■ **Data extract**
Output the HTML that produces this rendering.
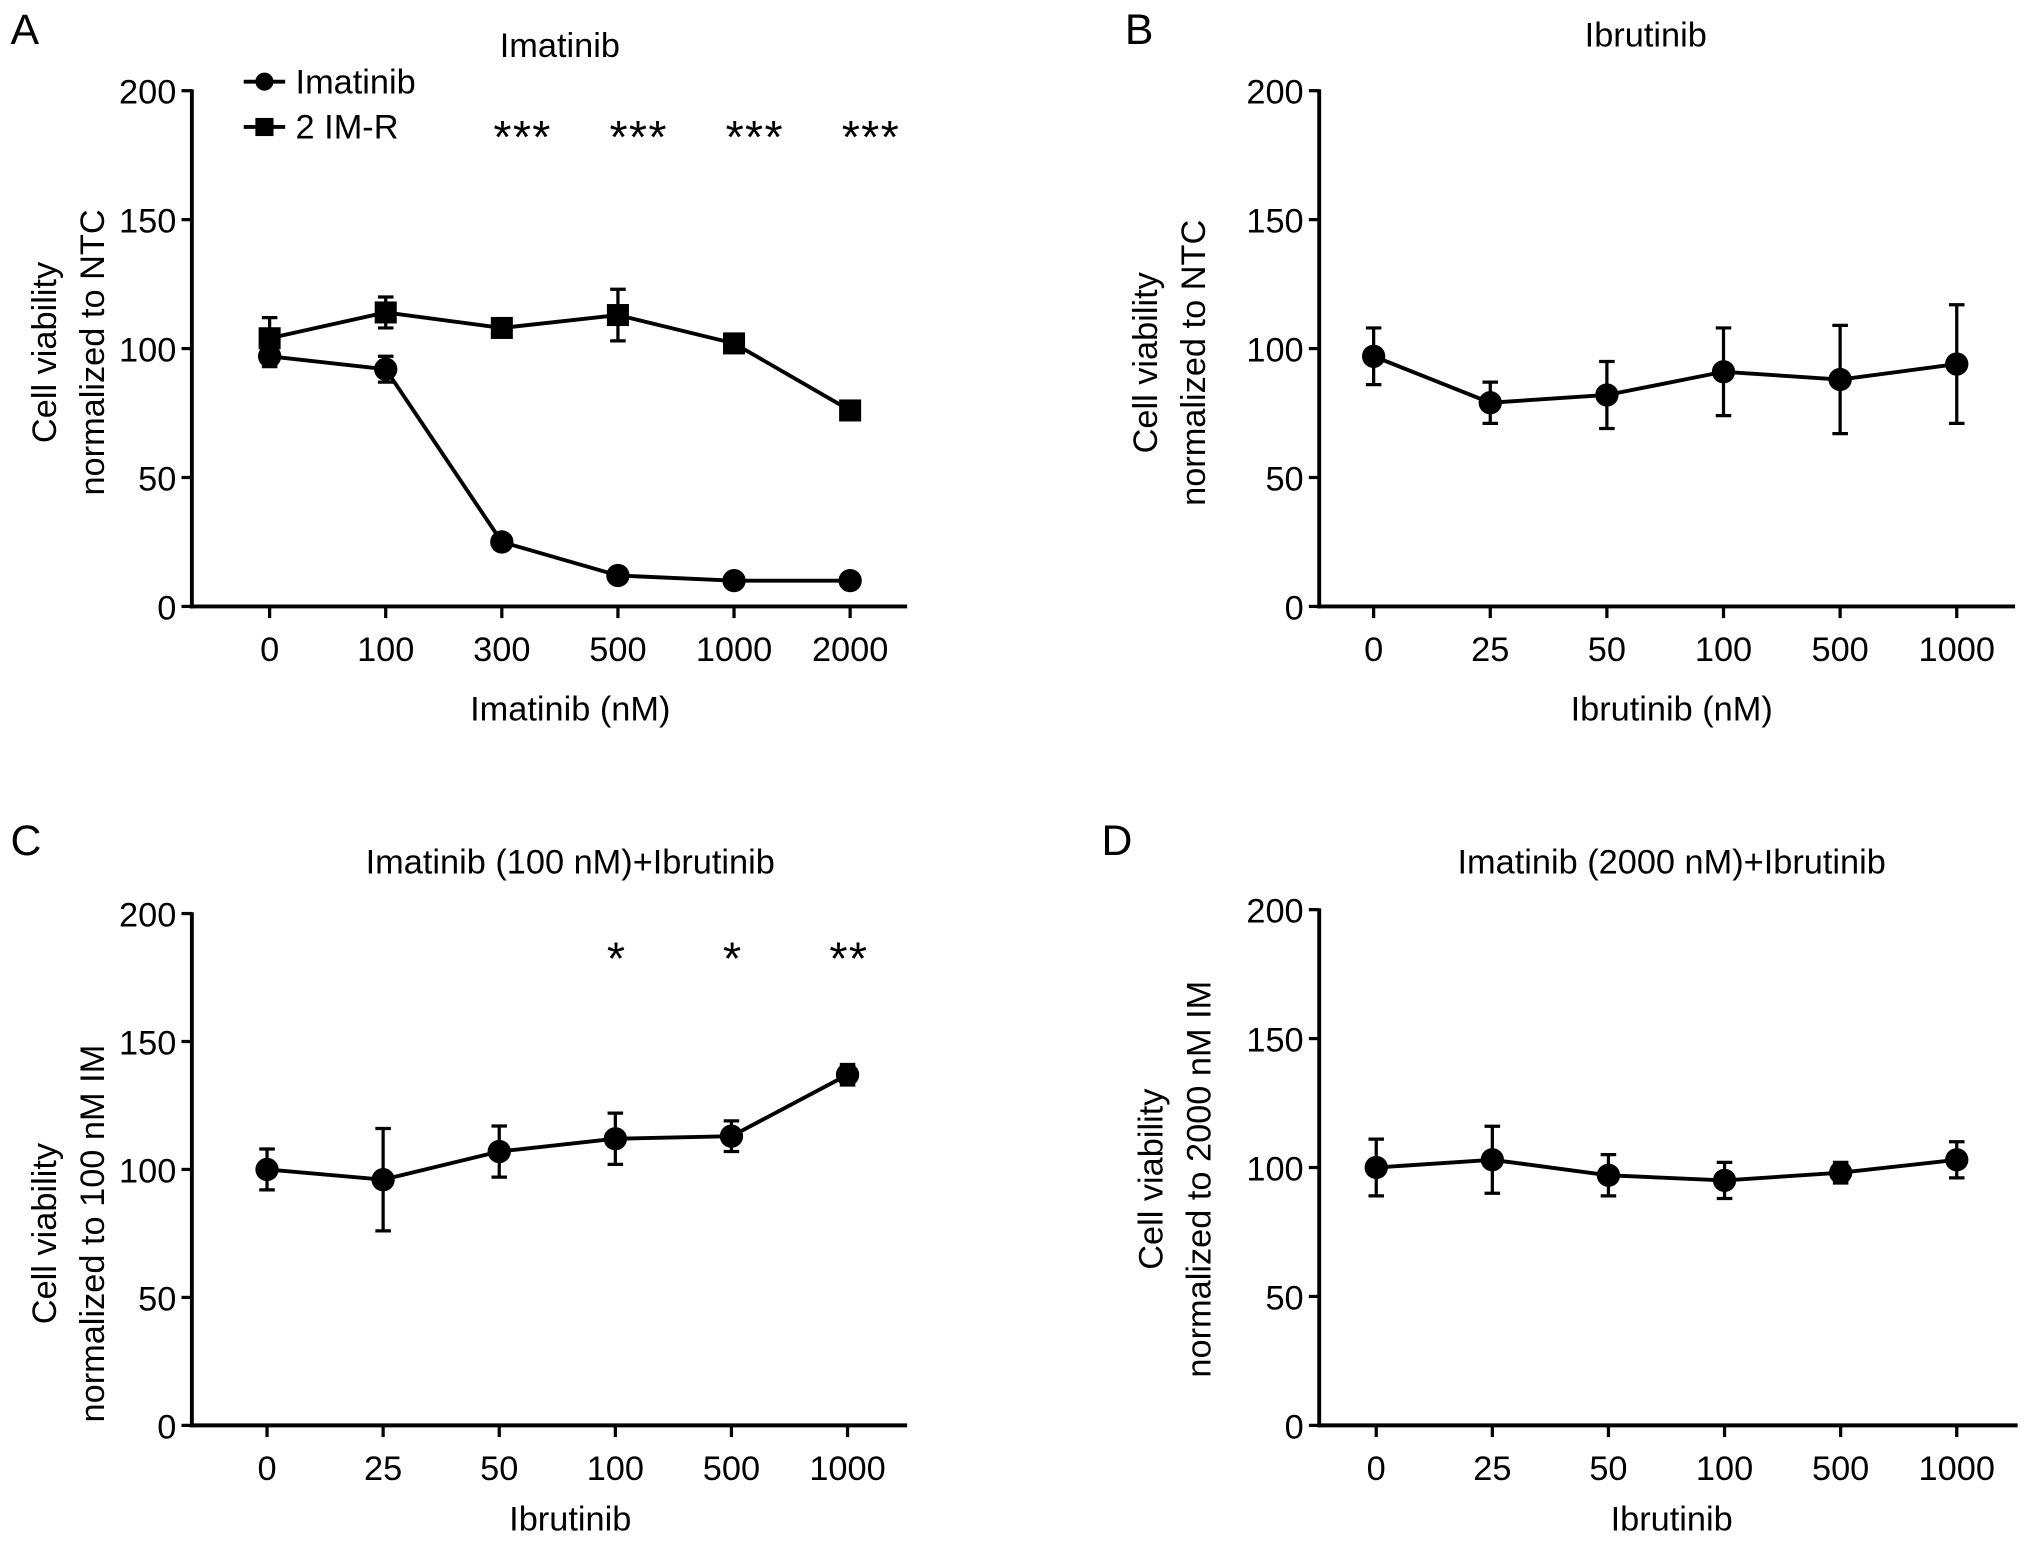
<!DOCTYPE html>
<html><head><meta charset="utf-8"><style>
html,body{margin:0;padding:0;background:#fff}
svg{display:block;font-family:"Liberation Sans",Arial,sans-serif}
</style></head><body>
<svg id="fig" width="2032" height="1542" viewBox="0 0 1568 1190" xmlns="http://www.w3.org/2000/svg"></svg>
<script>
const catsA = ["0","100","300","500","1000","2000"];
const imaVals = [97,92,25,12,10,10];
const imaErr = [4,5,1,1,1,1];
const imrVals = [104,114,108,113,102,76];
const imrErr = [8,6,3,10,3,3];
const starsA = ["","","***","***","***","***"];
const catsIb = ["0","25","50","100","500","1000"];
const ibVals = [97,79,82,91,88,94];
const ibErr = [11,8,13,17,21,23];
const cVals = [100,96,107,112,113,137];
const cErr = [8,20,10,10,6,4];
const starsC = ["","","","*","*","**"];
const dVals = [100,103,97,95,98,103];
const dErr = [11,13,8,7,4,7];
const yTicks = [0,50,100,150,200];

const NS="http://www.w3.org/2000/svg";
const svg=document.getElementById('fig');
function mk(tag,attrs,parent,text){const e=document.createElementNS(NS,tag);for(const k in attrs)e.setAttribute(k,attrs[k]);if(text!==undefined)e.textContent=text;(parent||svg).appendChild(e);return e;}
const FS=26.5;

function panel(o){
  const g=mk('g',{});
  
  
  const y=v=>o.y0-(v/200)*(o.y0-o.y1);
  const x=i=>o.xs+i*o.dx;
  const t=mk('text',{x:o.lx,y:o.ly,'font-size':33},g,o.id.toUpperCase());
  
  const ti=mk('text',{x:o.tx,y:o.ty,'font-size':FS,'text-anchor':'middle'},g,o.title);
  
  const ya=mk('line',{x1:o.ax,y1:o.y1-1,x2:o.ax,y2:o.y0+1.5,stroke:'#000','stroke-width':3},g);
  
  const xa=mk('line',{x1:o.ax-1.5,y1:o.y0,x2:o.axEnd,y2:o.y0,stroke:'#000','stroke-width':3},g);
  
  yTicks.forEach(v=>{
    mk('line',{x1:o.ax-8,y1:y(v),x2:o.ax,y2:y(v),stroke:'#000','stroke-width':2.5},g);
    const tl=mk('text',{x:o.ax-12,y:y(v)+10,'font-size':FS,'text-anchor':'end'},g,String(v));
    
  });
  o.cats.forEach((c,i)=>{
    mk('line',{x1:x(i),y1:o.y0,x2:x(i),y2:o.y0+9,stroke:'#000','stroke-width':2.5},g);
    const tl=mk('text',{x:x(i),y:o.y0+42,'font-size':FS,'text-anchor':'middle'},g,c);
    
  });
  const xl=mk('text',{x:o.xlx,y:o.xly,'font-size':FS,'text-anchor':'middle'},g,o.xlabel);
  
  const yl=mk('text',{transform:`translate(${o.ylx},${o.yly}) rotate(-90)`,'font-size':FS,'text-anchor':'middle'},g);
  
  mk('tspan',{x:0,y:0},yl,o.ylabel[0]);
  mk('tspan',{x:0,y:37},yl,o.ylabel[1]);
  o.series.forEach(s=>{
    const sg=mk('g',{},g);
    
    
    mk('polyline',{points:s.vals.map((v,i)=>x(i)+','+y(v)).join(' '),fill:'none',stroke:'#000','stroke-width':3},sg);
    s.vals.forEach((v,i)=>{
      const e=s.err[i];
      const eb=mk('path',{d:`M${x(i)},${y(v+e)}V${y(v-e)}M${x(i)-6},${y(v+e)}H${x(i)+6}M${x(i)-6},${y(v-e)}H${x(i)+6}`,stroke:'#000','stroke-width':2.5,fill:'none'},sg);
      
      let m;
      if(s.shape==='sq') m=mk('rect',{x:x(i)-8.5,y:y(v)-8.5,width:17,height:17,fill:'#000'},sg);
      else m=mk('circle',{cx:x(i),cy:y(v),r:9,fill:'#000'},sg);
      
    });
  });
  if(o.stars) o.stars.forEach((s,i)=>{ if(!s) return;
    const st=mk('text',{x:x(i)+(o.starOff||0),y:o.sy,'font-size':36,'text-anchor':'middle','letter-spacing':'1'},g,s);
    
  });
  return {g,x,y};
}

panel({id:'a',lx:8,ly:34,tx:432,ty:44,title:'Imatinib',ax:148,axEnd:700,y0:468,y1:70,xs:208,dx:89.6,cats:catsA,
  xlabel:'Imatinib (nM)',xlx:440,xly:556,ylabel:['Cell viability','normalized to NTC'],ylx:43,yly:272,
  series:[{name:'imatinib',vals:imaVals,err:imaErr,shape:'c'},{name:'2-im-r',vals:imrVals,err:imrErr,shape:'sq'}],stars:starsA,sy:118,starOff:16});
const lg=mk('g',{});

mk('line',{x1:188,y1:63,x2:220,y2:63,stroke:'#000','stroke-width':3},lg);
mk('circle',{cx:204,cy:63,r:7,fill:'#000'},lg);
const l1=mk('text',{x:228,y:72,'font-size':FS},lg,'Imatinib');

mk('line',{x1:188,y1:98,x2:220,y2:98,stroke:'#000','stroke-width':3},lg);
mk('rect',{x:197,y:91,width:14,height:14,fill:'#000'},lg);
const l2=mk('text',{x:228,y:107,'font-size':FS},lg,'2 IM-R');


panel({id:'b',lx:868,ly:34,tx:1270,ty:36,title:'Ibrutinib',ax:1018,axEnd:1555,y0:468,y1:70,xs:1060,dx:90,cats:catsIb,
  xlabel:'Ibrutinib (nM)',xlx:1290,xly:556,ylabel:['Cell viability','normalized to NTC'],ylx:893,yly:280,
  series:[{name:'ibrutinib',vals:ibVals,err:ibErr,shape:'c'}]});
panel({id:'c',lx:8,ly:660,tx:440,ty:674,title:'Imatinib (100 nM)+Ibrutinib',ax:148,axEnd:700,y0:1100,y1:705,xs:206,dx:89.6,cats:catsIb,
  xlabel:'Ibrutinib',xlx:440,xly:1181,ylabel:['Cell viability','normalized to 100 nM IM'],ylx:43,yly:952,
  series:[{name:'combo-100',vals:cVals,err:cErr,shape:'c'}],stars:starsC,sy:752,starOff:1});
panel({id:'d',lx:850,ly:660,tx:1290,ty:674,title:'Imatinib (2000 nM)+Ibrutinib',ax:1018,axEnd:1557,y0:1100,y1:702,xs:1062,dx:89.6,cats:catsIb,
  xlabel:'Ibrutinib',xlx:1290,xly:1181,ylabel:['Cell viability','normalized to 2000 nM IM'],ylx:897,yly:910,
  series:[{name:'combo-2000',vals:dVals,err:dErr,shape:'c'}]});
</script>
</body></html>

■ **What you should do**
Give an exact copy of the material, leaving out every picture.

■ **Correct output**
Output the HTML that produces this rendering.
<!DOCTYPE html>
<html><head><meta charset="utf-8"><style>
html,body{margin:0;padding:0;background:#fff}
svg{display:block;font-family:"Liberation Sans",Arial,sans-serif}
</style></head><body>
<svg id="fig" width="2032" height="1542" viewBox="0 0 1568 1190" xmlns="http://www.w3.org/2000/svg"></svg>
<script>
const catsA = ["0","100","300","500","1000","2000"];
const imaVals = [97,92,25,12,10,10];
const imaErr = [4,5,1,1,1,1];
const imrVals = [104,114,108,113,102,76];
const imrErr = [8,6,3,10,3,3];
const starsA = ["","","***","***","***","***"];
const catsIb = ["0","25","50","100","500","1000"];
const ibVals = [97,79,82,91,88,94];
const ibErr = [11,8,13,17,21,23];
const cVals = [100,96,107,112,113,137];
const cErr = [8,20,10,10,6,4];
const starsC = ["","","","*","*","**"];
const dVals = [100,103,97,95,98,103];
const dErr = [11,13,8,7,4,7];
const yTicks = [0,50,100,150,200];

const NS="http://www.w3.org/2000/svg";
const svg=document.getElementById('fig');
function mk(tag,attrs,parent,text){const e=document.createElementNS(NS,tag);for(const k in attrs)e.setAttribute(k,attrs[k]);if(text!==undefined)e.textContent=text;(parent||svg).appendChild(e);return e;}
const FS=26.5;

function panel(o){
  const g=mk('g',{});
  
  
  const y=v=>o.y0-(v/200)*(o.y0-o.y1);
  const x=i=>o.xs+i*o.dx;
  const t=mk('text',{x:o.lx,y:o.ly,'font-size':33},g,o.id.toUpperCase());
  
  const ti=mk('text',{x:o.tx,y:o.ty,'font-size':FS,'text-anchor':'middle'},g,o.title);
  
  const ya=mk('line',{x1:o.ax,y1:o.y1-1,x2:o.ax,y2:o.y0+1.5,stroke:'#000','stroke-width':3},g);
  
  const xa=mk('line',{x1:o.ax-1.5,y1:o.y0,x2:o.axEnd,y2:o.y0,stroke:'#000','stroke-width':3},g);
  
  yTicks.forEach(v=>{
    mk('line',{x1:o.ax-8,y1:y(v),x2:o.ax,y2:y(v),stroke:'#000','stroke-width':2.5},g);
    const tl=mk('text',{x:o.ax-12,y:y(v)+10,'font-size':FS,'text-anchor':'end'},g,String(v));
    
  });
  o.cats.forEach((c,i)=>{
    mk('line',{x1:x(i),y1:o.y0,x2:x(i),y2:o.y0+9,stroke:'#000','stroke-width':2.5},g);
    const tl=mk('text',{x:x(i),y:o.y0+42,'font-size':FS,'text-anchor':'middle'},g,c);
    
  });
  const xl=mk('text',{x:o.xlx,y:o.xly,'font-size':FS,'text-anchor':'middle'},g,o.xlabel);
  
  const yl=mk('text',{transform:`translate(${o.ylx},${o.yly}) rotate(-90)`,'font-size':FS,'text-anchor':'middle'},g);
  
  mk('tspan',{x:0,y:0},yl,o.ylabel[0]);
  mk('tspan',{x:0,y:37},yl,o.ylabel[1]);
  o.series.forEach(s=>{
    const sg=mk('g',{},g);
    
    
    mk('polyline',{points:s.vals.map((v,i)=>x(i)+','+y(v)).join(' '),fill:'none',stroke:'#000','stroke-width':3},sg);
    s.vals.forEach((v,i)=>{
      const e=s.err[i];
      const eb=mk('path',{d:`M${x(i)},${y(v+e)}V${y(v-e)}M${x(i)-6},${y(v+e)}H${x(i)+6}M${x(i)-6},${y(v-e)}H${x(i)+6}`,stroke:'#000','stroke-width':2.5,fill:'none'},sg);
      
      let m;
      if(s.shape==='sq') m=mk('rect',{x:x(i)-8.5,y:y(v)-8.5,width:17,height:17,fill:'#000'},sg);
      else m=mk('circle',{cx:x(i),cy:y(v),r:9,fill:'#000'},sg);
      
    });
  });
  if(o.stars) o.stars.forEach((s,i)=>{ if(!s) return;
    const st=mk('text',{x:x(i)+(o.starOff||0),y:o.sy,'font-size':36,'text-anchor':'middle','letter-spacing':'1'},g,s);
    
  });
  return {g,x,y};
}

panel({id:'a',lx:8,ly:34,tx:432,ty:44,title:'Imatinib',ax:148,axEnd:700,y0:468,y1:70,xs:208,dx:89.6,cats:catsA,
  xlabel:'Imatinib (nM)',xlx:440,xly:556,ylabel:['Cell viability','normalized to NTC'],ylx:43,yly:272,
  series:[{name:'imatinib',vals:imaVals,err:imaErr,shape:'c'},{name:'2-im-r',vals:imrVals,err:imrErr,shape:'sq'}],stars:starsA,sy:118,starOff:16});
const lg=mk('g',{});

mk('line',{x1:188,y1:63,x2:220,y2:63,stroke:'#000','stroke-width':3},lg);
mk('circle',{cx:204,cy:63,r:7,fill:'#000'},lg);
const l1=mk('text',{x:228,y:72,'font-size':FS},lg,'Imatinib');

mk('line',{x1:188,y1:98,x2:220,y2:98,stroke:'#000','stroke-width':3},lg);
mk('rect',{x:197,y:91,width:14,height:14,fill:'#000'},lg);
const l2=mk('text',{x:228,y:107,'font-size':FS},lg,'2 IM-R');


panel({id:'b',lx:868,ly:34,tx:1270,ty:36,title:'Ibrutinib',ax:1018,axEnd:1555,y0:468,y1:70,xs:1060,dx:90,cats:catsIb,
  xlabel:'Ibrutinib (nM)',xlx:1290,xly:556,ylabel:['Cell viability','normalized to NTC'],ylx:893,yly:280,
  series:[{name:'ibrutinib',vals:ibVals,err:ibErr,shape:'c'}]});
panel({id:'c',lx:8,ly:660,tx:440,ty:674,title:'Imatinib (100 nM)+Ibrutinib',ax:148,axEnd:700,y0:1100,y1:705,xs:206,dx:89.6,cats:catsIb,
  xlabel:'Ibrutinib',xlx:440,xly:1181,ylabel:['Cell viability','normalized to 100 nM IM'],ylx:43,yly:952,
  series:[{name:'combo-100',vals:cVals,err:cErr,shape:'c'}],stars:starsC,sy:752,starOff:1});
panel({id:'d',lx:850,ly:660,tx:1290,ty:674,title:'Imatinib (2000 nM)+Ibrutinib',ax:1018,axEnd:1557,y0:1100,y1:702,xs:1062,dx:89.6,cats:catsIb,
  xlabel:'Ibrutinib',xlx:1290,xly:1181,ylabel:['Cell viability','normalized to 2000 nM IM'],ylx:897,yly:910,
  series:[{name:'combo-2000',vals:dVals,err:dErr,shape:'c'}]});
</script>
</body></html>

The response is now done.